Issue: Applicability of Central/State Laws in Scheduled Areas
Clause 5(1) of Fifth Schedule: Governor can exclude/modify laws
Interpretation: Existing laws apply unless excluded
Conclusion: Central/State laws apply automatically
Issue: Right to Vote in Scheduled Areas
Representation of People Act, 1950 applies
Eligible residents can vote, regardless of tribal status
Conclusion: Non-Tribals have the right to vote
Issue: Reservation of Constituencies in Scheduled Areas
Articles 330 & 332 of Constitution govern reservation
No mandate for full reservation for Scheduled Tribes
Conclusion: Not all constituencies need to be reserved

The Court considered the argument that the Fifth Schedule creates a separate legal regime for Scheduled Areas, but rejected it, stating that the Governor’s powers are not meant to override the Constitution or fundamental rights. The Court also considered the argument that non-tribals should not have the right to settle or vote in Scheduled Areas, but rejected this as well, stating that it violates the fundamental rights guaranteed under Article 19(1)(e) of the Constitution.

The Court concluded that the Fifth Schedule does not create a separate legal regime that overrides other laws or fundamental rights. The Court held that Central and State laws apply to Scheduled Areas unless specifically excluded by the Governor. The Court also held that non-tribals have the right to settle and vote in Scheduled Areas, and that not all constituencies in Scheduled Areas need to be reserved for Scheduled Tribes.

The Court quoted the following from the judgment:

“Para 5(1) of Schedule V does not confer upon Governor power to enact a law but to direct that a particular Act of Parliament or the State Legislature shall not apply to a Scheduled Area or any part thereof or shall apply with exceptions and modifications, as may be specified in the notification.”

“The Act of Parliament or the appropriate legislature applies to the Scheduled Areas. The Governor has the power to exclude their operation by a notification. In the absence thereof, the Acts of the legislature shall extend to such areas.”

“The power is conferred on the Governor to deal with the Scheduled Areas. It is not meant to prevail over the Constitution. The power of the Governor is pari passu with the legislative power of Parliament and the State.”

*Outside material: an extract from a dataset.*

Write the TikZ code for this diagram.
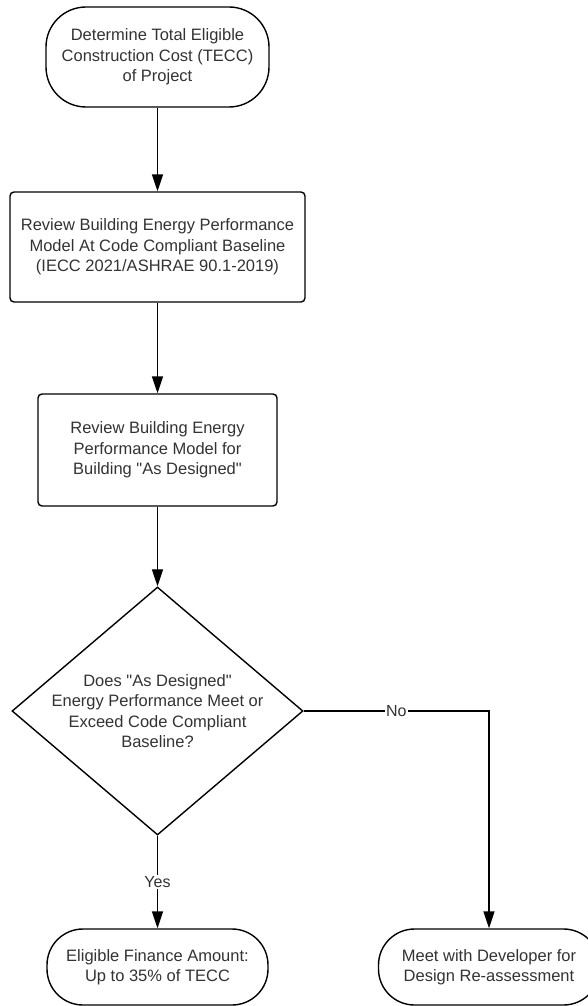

There was no minority opinion in this case. The judgment was delivered by a bench of two judges, with Justice Abhay S. Oka authoring the opinion.

Key Takeaways

  • Central and State laws automatically apply to Scheduled Areas unless the Governor issues a specific notification to exclude or modify them.
  • The Governor’s power under the Fifth Schedule is limited to modifying or excluding existing laws, not creating new ones.
  • Non-tribals have the right to reside, settle, and vote in Scheduled Areas, as guaranteed by the Constitution.
  • Not all constituencies in Scheduled Areas need to be reserved for Scheduled Tribes.
  • The Fifth Schedule does not create a separate legal regime that overrides other laws or fundamental rights.

Directions

No specific directions were given by the Supreme Court in this judgment.

Specific Amendments Analysis

There is no specific amendment analysis in this judgment.

Development of Law

The ratio decidendi of this case is that the Central and State laws apply to the Scheduled Areas unless specifically excluded or modified by the Governor. This judgment reaffirms the principle that the Fifth Schedule of the Constitution does not create a separate legal regime that overrides other laws or fundamental rights. This clarifies the legal position and settles the law that the Governor does not have power to enact a new law but only to modify or exclude an existing law. This is in line with the previous position of the law as laid down in Chebrolu Leela Prasad Rao.

Conclusion

The Supreme Court’s judgment in Adivasis for Social and Human Rights Action vs. Union of India clarifies the applicability of laws in Scheduled Areas, affirming that Central and State laws apply automatically unless specifically excluded by the Governor. The Court upheld the fundamental rights of all citizens to reside and vote in Scheduled Areas, ensuring that these areas are not governed by a separate legal regime that overrides the Constitution. This decision reinforces the constitutional framework for the administration of Scheduled Areas and the protection of fundamental rights.